* What is required
Find the string "code" in the listing and report every line that has it.

* Provided data
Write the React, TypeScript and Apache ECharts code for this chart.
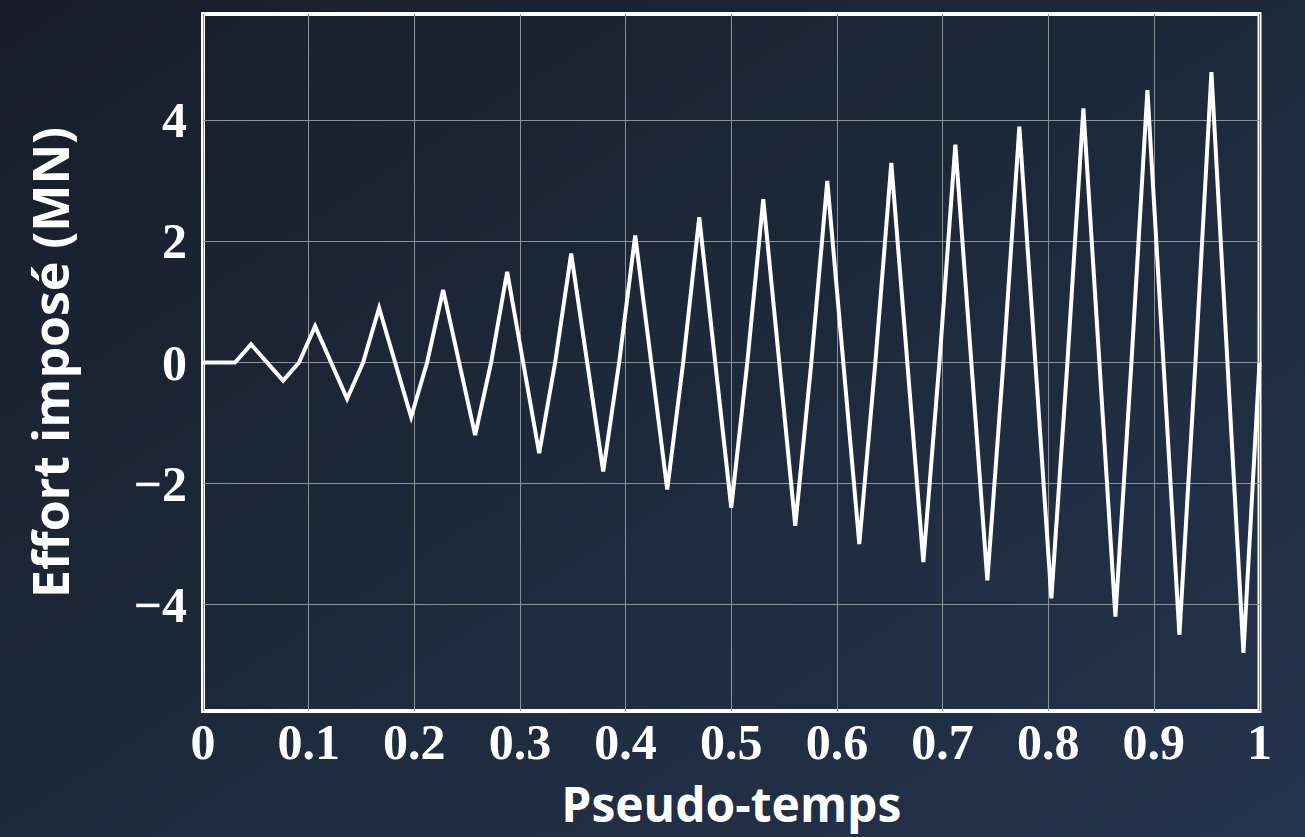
import React, { useEffect, useRef } from "react";
import * as echarts from "echarts";

// Pseudo-time instants of the loading path (vertices of the polyline)
const pseudoTime = [
  0, 0.0303, 0.0455, 0.0758, 0.0909, 0.1061, 0.1364, 0.1515, 0.1667, 0.197,
  0.2121, 0.2273, 0.2576, 0.2727, 0.2879, 0.3182, 0.3333, 0.3485, 0.3788,
  0.3939, 0.4091, 0.4394, 0.4545, 0.4697, 0.5, 0.5152, 0.5303, 0.5606, 0.5758,
  0.5909, 0.6212, 0.6364, 0.6515, 0.6818, 0.697, 0.7121, 0.7424, 0.7576,
  0.7727, 0.803, 0.8182, 0.8333, 0.8636, 0.8788, 0.8939, 0.9242, 0.9394,
  0.9545, 0.9848, 1.0,
];

// Imposed force (MN) at each instant: cyclic loading with growing amplitude
const effort = [
  0, 0, 0.3, -0.3, 0, 0.6, -0.6, 0, 0.9, -0.9, 0, 1.2, -1.2, 0, 1.5, -1.5, 0,
  1.8, -1.8, 0, 2.1, -2.1, 0, 2.4, -2.4, 0, 2.7, -2.7, 0, 3.0, -3.0, 0, 3.3,
  -3.3, 0, 3.6, -3.6, 0, 3.9, -3.9, 0, 4.2, -4.2, 0, 4.5, -4.5, 0, 4.8, -4.8, 0,
];

const yTicks = [-4, -2, 0, 2, 4];
const yLimit = 5.76;

const xTitle = "Pseudo-temps";
const yTitle = "Effort imposé (MN)";

const tickFont = {
  color: "#ffffff",
  fontFamily: "'Liberation Serif', serif",
  fontWeight: "bold" as const,
  fontSize: 50,
};

const titleFont = {
  color: "#ffffff",
  fontFamily: "'Open Sans', sans-serif",
  fontWeight: "bold" as const,
};

const gridColor = "#8c929a";

export default function App() {
  const ref = useRef<HTMLDivElement>(null);

  useEffect(() => {
    if (!ref.current) return;
    const chart = echarts.init(ref.current, undefined, { renderer: "svg" });
    const points = pseudoTime.map((t, i) => [t, effort[i]]);

    chart.setOption({
      animation: false,
      backgroundColor: new echarts.graphic.LinearGradient(0, 0, 1, 1, [
        { offset: 0, color: "#171e29" },
        { offset: 1, color: "#24344d" },
      ]),
      grid: {
        left: 203,
        right: 45.5,
        top: 14,
        bottom: 126,
        show: true,
        borderColor: "#ffffff",
        borderWidth: 4,
        backgroundColor: "transparent",
      },
      xAxis: {
        type: "value",
        min: 0,
        max: 1,
        interval: 0.1,
        axisLine: { show: false },
        axisTick: { show: false },
        axisLabel: {
          ...tickFont,
          margin: 6,
          formatter: (v: number) => String(Number(v.toFixed(1))),
        },
        splitLine: { show: true, lineStyle: { color: gridColor, width: 1 } },
        name: xTitle,
        nameLocation: "middle",
        nameGap: 67,
        nameTextStyle: { ...titleFont, fontSize: 48, lineHeight: 50 },
      },
      yAxis: {
        type: "value",
        min: -yLimit,
        max: yLimit,
        axisLine: { show: false },
        axisTick: { show: false, customValues: yTicks },
        axisLabel: {
          ...tickFont,
          margin: 16,
          customValues: yTicks,
          formatter: (v: number) => (v < 0 ? "\u2212" + Math.abs(v) : String(v)),
        },
        splitLine: { show: true, lineStyle: { color: gridColor, width: 1 } },
        name: yTitle,
        nameLocation: "middle",
        nameGap: 128,
        nameRotate: 90,
        nameTextStyle: { ...titleFont, fontSize: 50 },
      },
      series: [
        {
          type: "line",
          data: points,
          showSymbol: false,
          symbol: "none",
          lineStyle: {
            color: "#ffffff",
            width: 4,
            join: "miter",
            miterLimit: 10,
          },
        },
      ],
    });

    return () => chart.dispose();
  }, []);

  return (
    <div
      ref={ref}
      style={{ position: "fixed", left: 0, top: 0, width: 1305, height: 837 }}
    />
  );
}
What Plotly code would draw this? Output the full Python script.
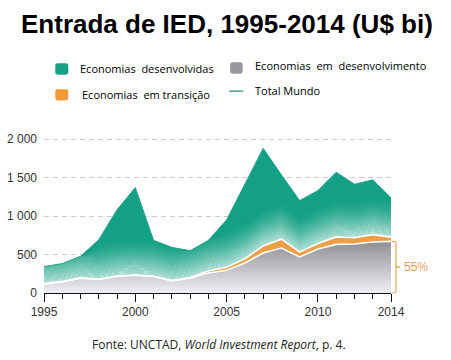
import numpy as np
import plotly.graph_objects as go

# ---------------- data (US$ bi) ----------------
years = list(range(1995, 2015))
developing = [119, 145, 192, 175, 218, 231, 214, 158, 192, 261,
              295, 391, 520, 585, 469, 572, 632, 637, 663, 671]
transition = [3, 3, 4, 3, 3, 3, 4, 4, 10, 25,
              40, 55, 92, 115, 62, 70, 95, 80, 96, 55]
developed = [221, 234, 281, 515, 861, 1137, 466, 431, 348, 398,
             617, 964, 1268, 835, 671, 690, 843, 697, 711, 511]
y_tickvals = [0, 500, 1000, 1500, 2000]
y_ticktext = ["0", "500", "1 000", "1 500", "2 000"]
x_tickvals = [1995, 2000, 2005, 2010, 2014]
share_label = "55%"

dev = np.array(developing, dtype=float)
low = dev + np.array(transition, dtype=float)
total = low + np.array(developed, dtype=float)

GREEN = "#13a084"
ORANGE = "#ee9e45"
BRACKET = "#e6a35a"
NARROW = "Liberation Sans Narrow, Arial Narrow, Liberation Sans, Arial, sans-serif"

fig = go.Figure()

# developing economies (gray, vertical gradient)
fig.add_trace(go.Scatter(
    x=years, y=dev, mode="lines", line=dict(width=0),
    fill="tozeroy",
    fillgradient=dict(type="vertical", start=0, stop=700,
                      colorscale=[[0, "#efeff3"], [1, "#8a8a91"]]),
    hoverinfo="skip", showlegend=False))
# transition economies (orange)
fig.add_trace(go.Scatter(
    x=years, y=low, mode="lines", line=dict(width=0),
    fill="tonexty", fillcolor=ORANGE, hoverinfo="skip", showlegend=False))
# developed economies (green)
fig.add_trace(go.Scatter(
    x=years, y=total, mode="lines", line=dict(width=0),
    fill="tonexty", fillcolor=GREEN, hoverinfo="skip", showlegend=False))

# light fade of the green band just above its lower edge
step = 12.0
nb = 42
fig.add_trace(go.Scatter(x=years, y=low, mode="lines", line=dict(width=0),
                         hoverinfo="skip", showlegend=False))
for k in range(nb):
    up = np.minimum(low + (k + 1) * step, total)
    d = (k + 0.5) * step
    a = 0.80 * max(0.0, 1 - d / (nb * step)) ** 1.6
    fig.add_trace(go.Scatter(
        x=years, y=up, mode="lines", line=dict(width=0),
        fill="tonexty", fillcolor=f"rgba(255,255,255,{a:.3f})",
        hoverinfo="skip", showlegend=False))

# white separators and world total line
fig.add_trace(go.Scatter(x=years, y=dev, mode="lines",
                         line=dict(color="white", width=1.6),
                         hoverinfo="skip", showlegend=False))
fig.add_trace(go.Scatter(x=years, y=low, mode="lines",
                         line=dict(color="white", width=1.6),
                         hoverinfo="skip", showlegend=False))
fig.add_trace(go.Scatter(x=years, y=total, mode="lines",
                         line=dict(color="#2aa58c", width=1),
                         hoverinfo="skip", showlegend=False))

L, R, T, B = 43.7, 391.0, 136.0, 293.5
W, H = 451, 360


def px(x):
    return (x - L) / (R - L)


def py(y):
    return (B - y) / (B - T)


shapes = []
annotations = []


def rounded_rect(x0, y0, x1, y1, color, r=2.5):
    X0, X1 = px(x0), px(x1)
    rx = r / (R - L)
    ry = r / (B - T)
    Y0, Y1 = py(y1), py(y0)
    path = (f"M {X0+rx},{Y0} L {X1-rx},{Y0} Q {X1},{Y0} {X1},{Y0+ry} "
            f"L {X1},{Y1-ry} Q {X1},{Y1} {X1-rx},{Y1} L {X0+rx},{Y1} "
            f"Q {X0},{Y1} {X0},{Y1-ry} L {X0},{Y0+ry} Q {X0},{Y0} {X0+rx},{Y0} Z")
    shapes.append(dict(type="path", xref="paper", yref="paper", path=path,
                       fillcolor=color, line=dict(width=0), layer="above"))


rounded_rect(55, 63, 68, 74.5, "#16a385")
rounded_rect(230, 62, 242.5, 73.5, "#97979d")
rounded_rect(55, 89, 68, 100.5, "#f39a35")
shapes.append(dict(type="line", xref="paper", yref="paper",
                   x0=px(229), x1=px(243), y0=py(91), y1=py(91),
                   line=dict(color="#2a8f8a", width=1.3)))

LEG = dict(family="Open Sans, sans-serif", size=11, color="#000000")


def txt(x, y, s, font, xanchor="left"):
    annotations.append(dict(x=px(x), y=py(y), xref="paper", yref="paper",
                            text=s, showarrow=False, xanchor=xanchor,
                            yanchor="middle", font=font))


txt(78, 68.5, "Economias  desenvolvidas", LEG)
txt(253, 65, "Economias  em  desenvolvimento", LEG)
txt(80, 94, "Economias  em transição", LEG)
txt(253, 90, "Total Mundo", LEG)

txt(227, 24, "<b>Entrada de IED, 1995-2014 (U$ bi)</b>",
    dict(family="Liberation Sans, Arial, sans-serif", size=26, color="#000000"),
    xanchor="center")
txt(219, 345, "Fonte: UNCTAD, <i>World Investment Report</i>, p. 4.",
    dict(family="Open Sans, sans-serif", size=12, color="#222222"),
    xanchor="center")

# 55% bracket
top = dev[-1]
bx = px(396)
hx = px(391.5)
tx = px(400)
pyv = lambda v: v / (2040.0)
mid = top / 2
path = (f"M {hx},{pyv(top)} Q {bx},{pyv(top)} {bx},{pyv(top-20)} "
        f"L {bx},{pyv(mid+14)} Q {bx},{pyv(mid)} {tx},{pyv(mid)} "
        f"Q {bx},{pyv(mid)} {bx},{pyv(mid-14)} "
        f"L {bx},{pyv(20)} Q {bx},{pyv(0)} {hx},{pyv(0)}")
shapes.append(dict(type="path", xref="paper", yref="paper", path=path,
                   line=dict(color=BRACKET, width=1.2)))
annotations.append(dict(x=px(402.5), y=pyv(mid), xref="paper", yref="paper",
                        text=share_label, showarrow=False, xanchor="left",
                        yanchor="middle",
                        font=dict(family=NARROW, size=12, color=BRACKET)))

fig.update_layout(
    width=W, height=H, autosize=False,
    margin=dict(l=L, r=W - R, t=T, b=H - B, pad=0),
    plot_bgcolor="white", paper_bgcolor="white",
    shapes=shapes, annotations=annotations, showlegend=False,
    xaxis=dict(range=[1995, 2014], tickvals=x_tickvals,
               ticks="outside", ticklen=8, tickwidth=1, tickcolor="#111",
               showline=True, linecolor="#111", linewidth=1,
               showgrid=False, zeroline=False, automargin=False,
               minor=dict(ticks="outside", ticklen=5, tickwidth=1,
                          tickcolor="#111", dtick=1, tick0=1995, showgrid=False),
               tickfont=dict(family=NARROW, size=12, color="#333")),
    yaxis=dict(range=[0, 2040], tickvals=y_tickvals, ticktext=y_ticktext,
               showgrid=True, gridcolor="#c9ccd3", gridwidth=1, griddash="5px,4px",
               zeroline=False, showline=False, ticks="", ticklabelstandoff=6,
               automargin=False,
               tickfont=dict(family=NARROW, size=12, color="#333")),
)

fig.write_html("out.html",
               config={"displayModeBar": False},
               post_script="document.body.style.margin='0px';")
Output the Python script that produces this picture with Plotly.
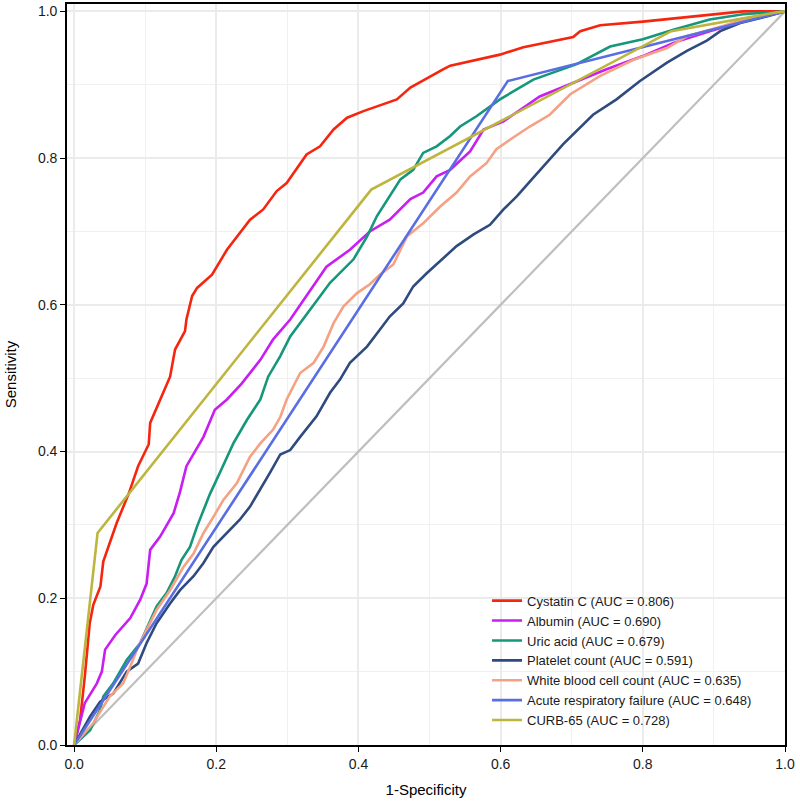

* Output of the exercise
Write the React, TypeScript and Apache ECharts code for this chart.
What Plotly code would draw this? Output the full Python script.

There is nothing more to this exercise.